At the 2007 AIBA World Boxing Championships, he beat Argenis Casimiro Núñez in the quarter-finals to win a bronze medal, but was unable to progress any further, losing to Matvey Korobov in the semi-final. He participated in the 2008 Summer Olympics but lost to Emilio Correa in the second round. Derevyanchenko took part in the 2009 AIBA World Boxing Championships, where he reached the quarter-finals but fell short against Vijender Singh.

Between 2010 and 2014, he took part in the World Series of Boxing, where he became known as one of the best boxers in the competition. He became known for his excellent technique and his handspeed. He competed in 24 bouts, winning 23 of them. His sole loss in this competition came to Brian Castaño in the 2012–13 season quarter-final.
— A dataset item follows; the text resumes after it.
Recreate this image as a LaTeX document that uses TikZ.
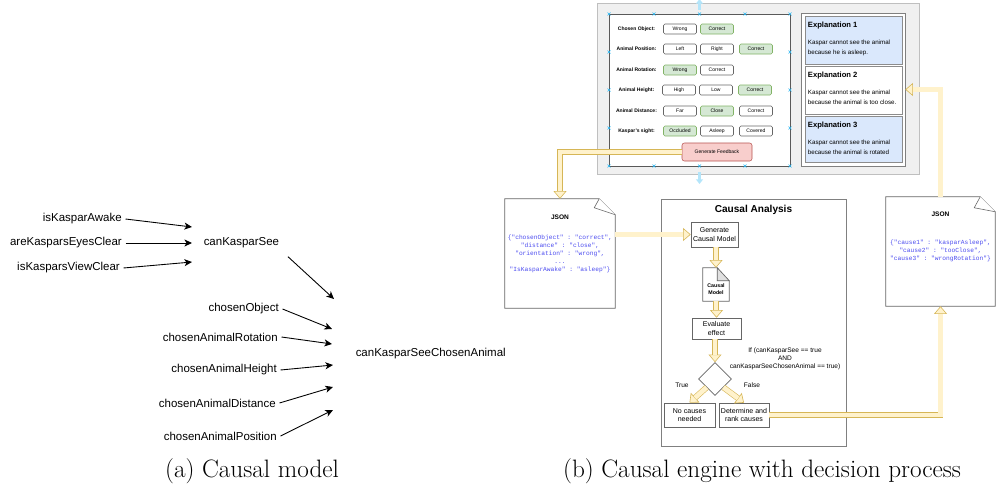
\documentclass[tikz,border=0pt]{standalone}
\usepackage{fontspec}
\setsansfont{Liberation Sans}
\setmonofont{Liberation Mono}
\usetikzlibrary{arrows.meta,calc,positioning,shapes.geometric}
\definecolor{flexfill}{HTML}{FFF2CC}
\definecolor{flexedge}{HTML}{D6B656}
\definecolor{okfill}{HTML}{D5E8D4}
\definecolor{okedge}{HTML}{82B366}
\definecolor{redfill}{HTML}{F8CECC}
\definecolor{rededge}{HTML}{B85450}
\definecolor{bluefill}{HTML}{DAE8FC}
\definecolor{handle}{HTML}{29B6F2}
\definecolor{jsonblue}{HTML}{4D4DF0}
\definecolor{panelgray}{HTML}{F0F0F0}
\newlength\pxu
\setlength\pxu{0.03cm}

\begin{document}
\begin{tikzpicture}[x=0.03cm, y=-0.03cm,
  var/.style={font=\sffamily\fontsize{9.8}{12}\selectfont, inner sep=3pt},
  cause/.style={-{Stealth[length=6.5pt,width=6pt,inset=1.8pt]}, line width=0.75pt},
  flabel/.style={font=\sffamily\bfseries\fontsize{4.3}{5}\selectfont, inner sep=0pt},
  btn/.style={draw=black!60, fill=white, rounded corners=1.2pt, line width=0.45pt,
    minimum width=33\pxu, minimum height=10\pxu, inner sep=0pt,
    font=\sffamily\fontsize{4.3}{5}\selectfont},
  okbtn/.style={btn, fill=okfill, draw=okedge},
  redbtn/.style={btn, fill=redfill, draw=rededge, rounded corners=2pt},
  handlemark/.style={draw=handle, line width=0.5pt},
  hover/.style={draw=handle!35, line width=2.2pt, -{Triangle[length=4pt,width=6pt]}},
  expbox/.style={draw=black!45, line width=0.5pt, minimum width=97\pxu, inner sep=0pt},
  extitle/.style={font=\sffamily\bfseries\fontsize{6.5}{7.5}\selectfont, anchor=west, inner sep=0pt},
  extext/.style={font=\sffamily\fontsize{5.3}{8.5}\selectfont, anchor=north west, align=left, inner sep=0pt},
  box/.style={draw=black!60, fill=white, line width=0.5pt, inner sep=0pt, align=center,
    font=\sffamily\fontsize{6}{7.2}\selectfont},
  small/.style={font=\sffamily\fontsize{5.6}{6.8}\selectfont, inner sep=0pt},
  code/.style={font=\ttfamily\fontsize{5.3}{6.8}\selectfont, text=jsonblue, align=center, inner sep=0pt},
  flexline/.style={draw=flexedge, line width=0.5pt, double=flexfill, double distance=4pt,
    line join=miter, shorten >=6.3pt},
  flexhead/.style={draw=flexedge, line width=0.5pt, -{Triangle[width=11pt,length=6.5pt,fill=flexfill]}}]
  \useasboundingbox (0,0) rectangle (998,498);

  % (a) causal model
  \node[var, anchor=east] (awake) at (125.5,219) {isKasparAwake};
  \node[var, anchor=east] (eyes) at (125.5,243) {areKasparsEyesClear};
  \node[var, anchor=east] (view) at (123.5,268) {isKasparsViewClear};
  \node[var, anchor=west] (see) at (200,243) {canKasparSee};
  \node[var, anchor=east] (obj) at (282.5,309) {chosenObject};
  \node[var, anchor=east] (rot) at (281.5,337) {chosenAnimalRotation};
  \node[var, anchor=east] (hgt) at (280.5,370) {chosenAnimalHeight};
  \node[var, anchor=east] (dist) at (279.5,403) {chosenAnimalDistance};
  \node[var, anchor=east] (pos) at (280.5,436) {chosenAnimalPosition};
  \node[var, anchor=west] (seeca) at (352,354) {canKasparSeeChosenAnimal};
  \coordinate (t1) at (192,227);
  \coordinate (t2) at (192,243);
  \coordinate (t3) at (192,262);
  \coordinate (t4) at (334,299);
  \coordinate (u1) at (332,329);
  \coordinate (u2) at (332,344);
  \coordinate (u3) at (333,365);
  \coordinate (u4) at (333,387);
  \coordinate (u5) at (333,410);
  \draw[cause] (awake.east) -- (t1);
  \draw[cause] (eyes.east) -- (t2);
  \draw[cause] (view.east) -- (t3);
  \draw[cause, shorten <=6pt] (see.south east) -- (t4);
  \draw[cause] (obj.east) -- (u1);
  \draw[cause] (rot.east) -- (u2);
  \draw[cause] (hgt.east) -- (u3);
  \draw[cause] (dist.east) -- (u4);
  \draw[cause] (pos.east) -- (u5);

  % (b) screen with form and explanations
  \node[draw=black!25, fill=panelgray, line width=0.6pt, minimum width=322\pxu,
    minimum height=171\pxu, inner sep=0pt] (screen) at (758,88.5) {};
  \node[draw=black!65, fill=white, line width=0.5pt, minimum width=181\pxu,
    minimum height=152\pxu, inner sep=0pt] (form) at (699.5,90) {};
  \node[flabel] (l1) at (636.5,29) {Chosen Object:};
  \node[btn] (b11) at (680,29) {Wrong};
  \node[okbtn] (b12) at (717,29) {Correct};
  \node[flabel] (l2) at (636.5,49) {Animal Position:};
  \node[btn] (b21) at (680,49) {Left};
  \node[btn] (b22) at (717,49) {Right};
  \node[okbtn] (b23) at (756,49) {Correct};
  \node[flabel] (l3) at (636.5,70) {Animal Rotation:};
  \node[okbtn] (b31) at (680,70) {Wrong};
  \node[btn] (b32) at (717,70) {Correct};
  \node[flabel] (l4) at (636.5,90) {Animal Height:};
  \node[btn] (b41) at (679,90) {High};
  \node[btn] (b42) at (716,90) {Low};
  \node[okbtn] (b43) at (755,90) {Correct};
  \node[flabel] (l5) at (636.5,111) {Animal Distance:};
  \node[btn] (b51) at (680,111) {Far};
  \node[okbtn] (b52) at (717,111) {Close};
  \node[btn] (b53) at (756,111) {Correct};
  \node[flabel] (l6) at (636.5,131) {Kaspar's sight:};
  \node[okbtn] (b61) at (680,131) {Occluded};
  \node[btn] (b62) at (717,131) {Asleep};
  \node[btn] (b63) at (756,131) {Covered};
  \node[redbtn, minimum width=70\pxu, minimum height=18\pxu] (gfb) at (717,152) {Generate Feedback};
  \foreach \hx in {609,654,699.5,745,790}
    \foreach \hy in {14,166}
      \draw[handlemark] (\hx,\hy) +(-1.5,-1.5) -- +(1.5,1.5) +(-1.5,1.5) -- +(1.5,-1.5);
  \foreach \hx in {609,790}
    \foreach \hy in {52,90,128}
      \draw[handlemark] (\hx,\hy) +(-1.5,-1.5) -- +(1.5,1.5) +(-1.5,1.5) -- +(1.5,-1.5);
  \coordinate (hovtop) at (699.5,-1);
  \coordinate (hovbot) at (699.5,184);
  \draw[hover] ($(form.north)+(0,-4)$) -- (hovtop);
  \draw[hover] ($(form.south)+(0,6)$) -- (hovbot);

  \node[draw=black!50, fill=white, line width=0.5pt, minimum width=104\pxu,
    minimum height=153\pxu, inner sep=0pt] (excont) at (853,89.5) {};
  \node[expbox, fill=bluefill, minimum height=48\pxu] (ex1) at (853.5,40) {};
  \node[expbox, fill=white, minimum height=48\pxu] (ex2) at (853.5,90) {};
  \node[expbox, fill=bluefill, minimum height=46\pxu] (ex3) at (853.5,139) {};
  \node[extitle] (ex1t) at ($(ex1.north west)+(3,10)$) {Explanation 1};
  \node[extext] (ex1b) at ($(ex1.north west)+(3,24)$) {Kaspar cannot see the animal\\because he is asleep.};
  \node[extitle] (ex2t) at ($(ex2.north west)+(3,10)$) {Explanation 2};
  \node[extext] (ex2b) at ($(ex2.north west)+(3,24)$) {Kaspar cannot see the animal\\because the animal is too close.};
  \node[extitle] (ex3t) at ($(ex3.north west)+(3,10)$) {Explanation 3};
  \node[extext] (ex3b) at ($(ex3.north west)+(3,24)$) {Kaspar cannot see the animal\\because the animal is rotated};

  % JSON documents
  \node[minimum width=110\pxu, minimum height=109\pxu, inner sep=0pt] (json1) at (560,253.5) {};
  \draw[black!60, fill=white, line width=0.5pt] (json1.north west) -- ($(json1.north east)+(-16,0)$)
    -- ($(json1.north east)+(0,16)$) -- (json1.south east) -- (json1.south west) -- cycle;
  \draw[black!60, fill=white, line width=0.5pt] ($(json1.north east)+(-16,0)$)
    -- ($(json1.north east)+(-21,9)$) -- ($(json1.north east)+(0,16)$);
  \node[font=\sffamily\bfseries\fontsize{5.6}{6.5}\selectfont, inner sep=0pt] (json1t) at ($(json1.north)+(0,18)$) {JSON};
  \node[code, anchor=north] (json1c) at ($(json1.north)+(0,36)$)
    {\{"chosenObject" : "correct",\\"distance" : "close",\\"orientation" : "wrong",\\...\\"IsKasparAwake" : "asleep"\}};

  \node[minimum width=109\pxu, minimum height=109\pxu, inner sep=0pt] (json2) at (940.5,251.5) {};
  \draw[black!60, fill=white, line width=0.5pt] (json2.north west) -- ($(json2.north east)+(-15,0)$)
    -- ($(json2.north east)+(0,15)$) -- (json2.south east) -- (json2.south west) -- cycle;
  \draw[black!60, fill=white, line width=0.5pt] ($(json2.north east)+(-15,0)$)
    -- ($(json2.north east)+(-21,11)$) -- ($(json2.north east)+(0,15)$);
  \node[font=\sffamily\bfseries\fontsize{5.6}{6.5}\selectfont, inner sep=0pt] (json2t) at ($(json2.north)+(0,17)$) {JSON};
  \node[code, anchor=north] (json2c) at ($(json2.north)+(0,43)$)
    {\{"cause1" : "kasparAsleep",\\"cause2" : "tooClose",\\"cause3" : "wrongRotation"\}};

  % causal analysis
  \node[draw=black!50, fill=white, line width=0.5pt, minimum width=185\pxu,
    minimum height=247\pxu, inner sep=0pt] (ca) at (753.5,322.5) {};
  \node[font=\sffamily\bfseries\fontsize{8.6}{10}\selectfont, inner sep=0pt] (cat) at (753.5,210) {Causal Analysis};
  \node[box, minimum width=47\pxu, minimum height=25\pxu] (gen) at (714.5,234.5) {Generate\\Causal Model};
  \node[minimum width=26\pxu, minimum height=33\pxu, inner sep=0pt] (cm) at (716,284.5) {};
  \draw[black!60, fill=white, line width=0.5pt] (cm.north west) -- ($(cm.north east)+(-12,0)$)
    -- ($(cm.north east)+(0,13)$) -- (cm.south east) -- (cm.south west) -- cycle;
  \draw[black!60, fill=black!12, line width=0.5pt] ($(cm.north east)+(-12,0)$)
    -- ($(cm.north east)+(-12,13)$) -- ($(cm.north east)+(0,13)$) -- cycle;
  \node[font=\sffamily\bfseries\fontsize{4.5}{6.5}\selectfont, align=center, inner sep=0pt] (cmt) at (716,289) {Causal\\Model};
  \node[box, minimum width=49\pxu, minimum height=21\pxu] (evalb) at (716.5,328.5) {Evaluate\\effect};
  \node[diamond, draw=black!60, fill=white, line width=0.5pt, aspect=1,
    minimum width=33\pxu, minimum height=33\pxu, inner sep=0pt] (dec) at (715,379) {};
  \node[small, align=center] (cond) at (785,359) {If (canKasparSee == true\\AND\\canKasparSeeChosenAnimal == true)};
  \node[small] (tru) at (682,385) {True};
  \node[small] (fal) at (752,385) {False};
  \node[box, minimum width=51\pxu, minimum height=24\pxu] (nocause) at (689.5,415) {No causes\\needed};
  \node[box, minimum width=50\pxu, minimum height=24\pxu] (detrank) at (744,415) {Determine and\\rank causes};

  % yellow arrows
  \draw[flexhead] ($(json1.north)+(0,-10)$) -- (json1.north);
  \draw[flexline] (gfb.west) -| (json1.north);
  \draw[flexhead] ($(gen.west)+(-10,0)$) -- (gen.west);
  \draw[flexline] (json1.east |- gen.west) -- (gen.west);
  \draw[flexhead] ($(cm.north)+(0,-10)$) -- (cm.north);
  \draw[flexline] (gen.south -| cm.north) -- (cm.north);
  \draw[flexhead] ($(evalb.north)+(0,-10)$) -- (evalb.north);
  \draw[flexline] (cm.south) -- (cm.south |- evalb.north);
  \draw[flexhead] ($(dec.north)+(0,-10)$) -- (dec.north);
  \draw[flexline] (evalb.south -| dec.north) -- (dec.north);
  \draw[flexhead] ($(dec.south west)!0.55!(nocause.north)$) -- (nocause.north);
  \draw[flexline] (dec.south west) -- (nocause.north);
  \draw[flexhead] ($(dec.south east)!0.55!(detrank.north)$) -- (detrank.north);
  \draw[flexline] (dec.south east) -- (detrank.north);
  \draw[flexhead] ($(json2.south)+(0,12)$) -- (json2.south);
  \draw[flexline] (detrank.east) -| (json2.south);
  \draw[flexhead] ($(excont.east)+(12,0)$) -- (excont.east);
  \draw[flexline] (json2.north) |- (excont.east);

  % captions
  \node[font=\rmfamily\fontsize{21.5}{26}\selectfont] (capa) at (252,471) {(a) Causal model};
  \node[font=\rmfamily\fontsize{21.5}{26}\selectfont] (capb) at (762,471) {(b) Causal engine with decision process};
\end{tikzpicture}
\end{document}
Derevyanchenko was a champion twice, in the 2011–12 season with the Milano Thunder, and in the 2012–13 season with the Astana Arlans.

===Results===
====AIBA World Boxing Championships====
2007
- Defeated Victor Cotiujanschi (Moldova) 28-12
- Defeated Oliver Obradovic (Austria) RSCO 2
- Defeated Alexander Rubjuk (Estonia) 23-12
- Defeated Argenis Casimiro Núñez (Dominican Republic) RSCO 3
- Lost to Matvey Korobov (Russia) AB 2

2009
- Defeated Danijel Topalovic (Bosnia) RSC 3
- Defeated Alex Theran (Colombia) 13-8
- Defeated Adem Kılıççı (Turkey) 13-6
- Lost to Vijender Singh (India) 4-12

====Olympic Games====
2008 (as a middleweight)
- Defeated Wang Jianzheng (China) 15-6
- Lost to Emilio Correa (Cuba) 4-18

Derevyanchenko ended his amateur career with a record of 390–20.

==Professional career==
===Early career===
Derevyanchenko turned professional in 2014, signing with promoter Lou DiBella and fighting out of New York City. After winning his first two fights, he signed a deal with manager Al Haymon. Derevyanchenko headlined his first televised card in August 2015, facing off against Elvin Ayala in an eight-round bout aired on ShoBox, winning by a wide unanimous decision, improving his record to 6–0. In August 2016, he faced former world champion Sam Soliman. In the first round, Derevyanchenko landed a left-right combination to the head, causing Soliman to take a knee. Soliman was dropped a further two times in the second-round, causing the referee to wave off the fight, giving Derevyanchenko the win by technical knockout (TKO).

===Rise up the ranks===
The IBF ordered an eliminator between Derevyanchenko and Tureano Johnson, with the winner becoming the mandatory challenger to the unified middleweight champion Gennady Golovkin. The fight was originally set for April 2016, but Johnson had to pull out due to injury. The fight was rescheduled for 25 August 2017, and was televised on Fox Sports 1. Derevyanchenko slowly broke down Johnson, hurting him repeatedly throughout the fight, finally dropping Johnson in the twelfth round, at which point the referee waved off the fight.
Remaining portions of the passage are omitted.